A kinetic tale of loneliness and madness, Stanley Film Festival World Premiere Sun Choke explores the psychotic break of a young girl and the bizarre holistic treatment her manipulative caretaker subjects her to. Ben Cresciman’s film is equal parts fever dream and bold horror that splashes crimson blood on the freshly washed sheets. Anchored by two solid roles in which genre icon Barbara Crampton and Sarah Hagan (Freaks and Geeks) both shatter any misconceptions you may have about them, the film is a divisive, hypnotic tale of female psychosis.
Something happened in Janie’s (Hagan) past to spark a violent breakdown. Ever since, she’s been left in the care of her live-in nanny Irma (Crampton), who keeps Janie isolated in a minimalistic secluded house. There she undergoes questionable treatments to help her reassemble her fractured psyche. As things progress, Janie is granted leave, if only for a few hours. During one leave, she is drawn to a beautiful stranger named Savannah (Sara Malakul Lane) and begins to follow her. Each leave sees Janie’s obsession with Savannah grow increasingly intrusive, culminating in a wickedly tense and nicely ambiguous third act that will leave many heads reeling.
Crampton takes a wicked turn here as the nanny/holistic healer whose intentions may be more sinister than bringing normalcy into Janie’s life. There’s a danger in the air every time she’s on screen. Sara Malakul Lane does a terrific job as the woman who genuinely means well, even towards her stalker.

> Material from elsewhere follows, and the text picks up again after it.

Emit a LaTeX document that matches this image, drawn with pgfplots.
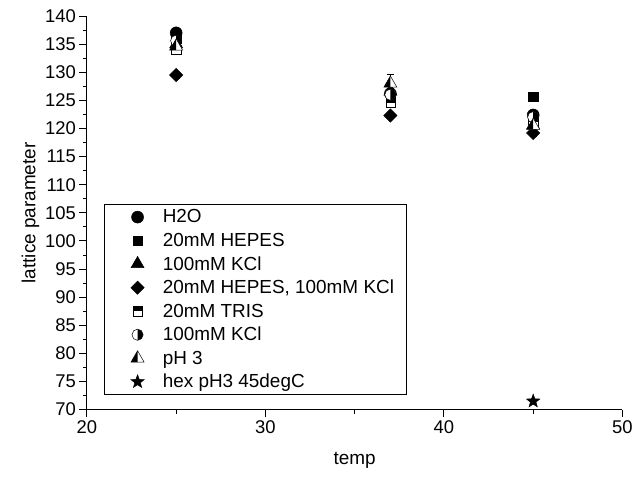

The scenes she shares with Hagan get gut-wrenching at times.
But here it’s Hagan that shines. She does an impressive job expressing the abstruse character of Janie – an emotional hodge-podge of mental issues and lethal ticks. Cresciman gives us a handful of brief flashbacks that contain sparks of murder and possible rape – though none of these are fully explained. Are they just dreams that Janie has? Why isn’t she being given proper treatment or simply thrown in a psyche ward? This ambiguity will make Sun Choke divisive for viewers, but for those that dig the vagueness, Sun Choke is a tremendously engaging work.